Вопрос был обычный, и Ваня ответил не задумываясь:
— Знаю. А что?
Но обычное на этом кончилось.
— Его сегодня ночью арестовали, — сообщил студент. Но и на этот скользкий лед Ваня ступил с простодушным бесстрашием. И отреагировал на него естественно, по-деревенски, по-человечески:
— Жалко… Вроде хороший парень…
Но время было нечеловеческим, и следующей же ночью Ваню арестовали. Белебеевскому райотделу НКВД тоже надо было выполнять разнарядку [13] Сегодня у многих есть тенденция не верить таким действительно неправдоподобным, но реально действовавшим «нормам» того времени (сила советского строя была в его неправдоподобии). В связи с этим я вынужден сослаться на документ. Называется он «Приказ Народного комиссара Внутренних дел СССР № 0047 от 30 июля 1937 года» и подписан Ежовым. Полная фотокопия этого приказа впервые опубликована в книге Е.Альбац о КГБ в качестве приложения. В нем по графам указано, сколько в какой области людей (не определенных, а по неопределенным признакам) должно быть в короткий срок отправлено в лагеря, а сколько расстреляно. Номер приказа фигурирует в решении Военной Колегии Верхсуда РФ в качестве одного из оснований для отказа его автору Ежову в реабилитации. Было это, господа. И Ваня Смородин был. А может быть, он и сейчас еще есть, может, Господь вернул ему отнятые у него годы.

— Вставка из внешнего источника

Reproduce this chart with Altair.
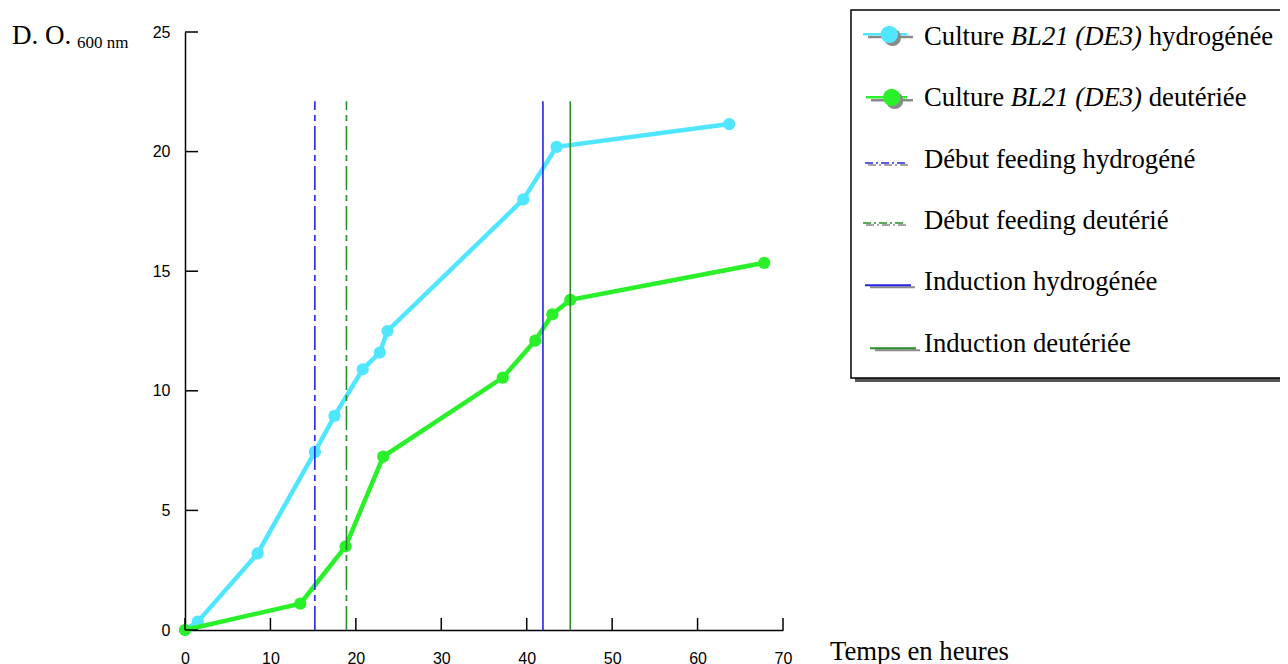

. Большинство тогда сажали за придуманные прегрешения, а здесь по сравнению с ними был реальный состав «преступления»: выражение сочувствия и симпатии к разоблаченному органами НКВД врагу народа (согласно внушаемой в те годы аксиоматике понятия «арестованный органами НКВД» и «разоблаченный» были синонимами). Все это нелепо и фантасмагорично, но свой «червонец» Ваня Смородин получил и отсидел вполне реально. В день ареста ему было семнадцать, а когда его «выпустили в ссылку» — двадцать семь. Весь его жизненный опыт был лагерный, все воспоминания — о лагере.